3.4. Remove trips made by walk only
The trips that do not involve any in vehicle time are removed. MATSim assigned some trips that were optimum without entering in the transit system but only walking.
3.5. Remove long access and egress times
The trips with access time or egress time higher than 30 minutes are removed.
To do: note that very long transfers by walk might still be possible. Check if MATSim accepts such long transfers.
3.6. Calculate travel times at non-served stops
The full matrix from 4900 zones to 4900 zones is filled following this process:
- From each zone non served by transit i:
To each zone j:For each zone served by transit k (access point):For each zone served by transit l (egress point):If k and l are connected by transit, and walking time(i,k) and walking time (l,j) are under 30 mins:is the fastest connection between k and l?choose k and l
next l
next kfill the position i,j and j,i with:total time(i,j) = in transit time (k,l) + walking time (i,k) + walking time (l,j) (same for return trip)access time(i,j) = walking time (i,k) (return is walking time (l,j))egress time(i,j) = walking time (l,j) (return is walking time (i,k))in transit time(i,j) = in transit time (k,l) (same for return trip)in vehicle time(i,j) = in vehicle time (k,l) (same for return trip)transfers(i,j) = transfers(k,l) (same for return trip.

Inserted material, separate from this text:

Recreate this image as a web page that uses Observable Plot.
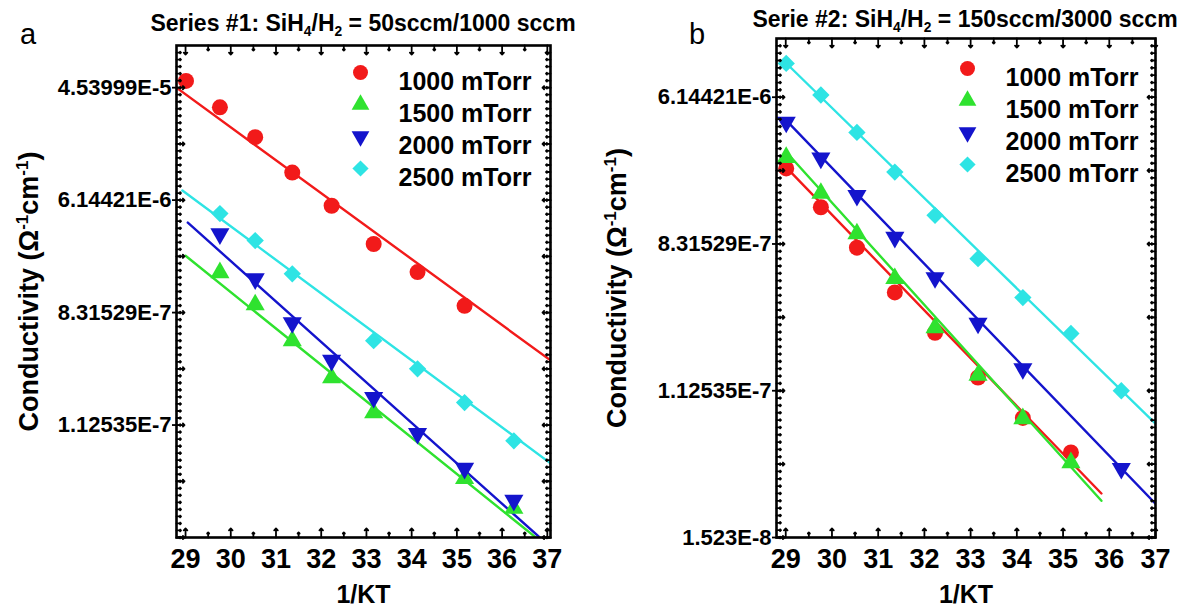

3.7. Generate skim matrices by mode
The assignment is done three times: 1) only with bus, 2) with bus, tram and metro, 3) with every line.
After that, matrices from 1 and 2 are compared. Where there is a cell in in vehicle time of (2) with the same value as in (1), this entry is removed from 2, because it is a bus only, and metro or tram cannot be used. Where there is a cell in in vehicle time of (3) with the same value as in (2), this entry is removed from 3, because it is a bus, tram or metro trip, and train cannot be used.
To do: do we need to compare 1 and 3 as well?
The cleaning of this matrices represents that there is not a fastest route using the mentioned mode. Of course, it does not mean that the agent could use that mode. It solely means that it was not the best option.
The matrices are found in the shared folder and are not updated in the wiki.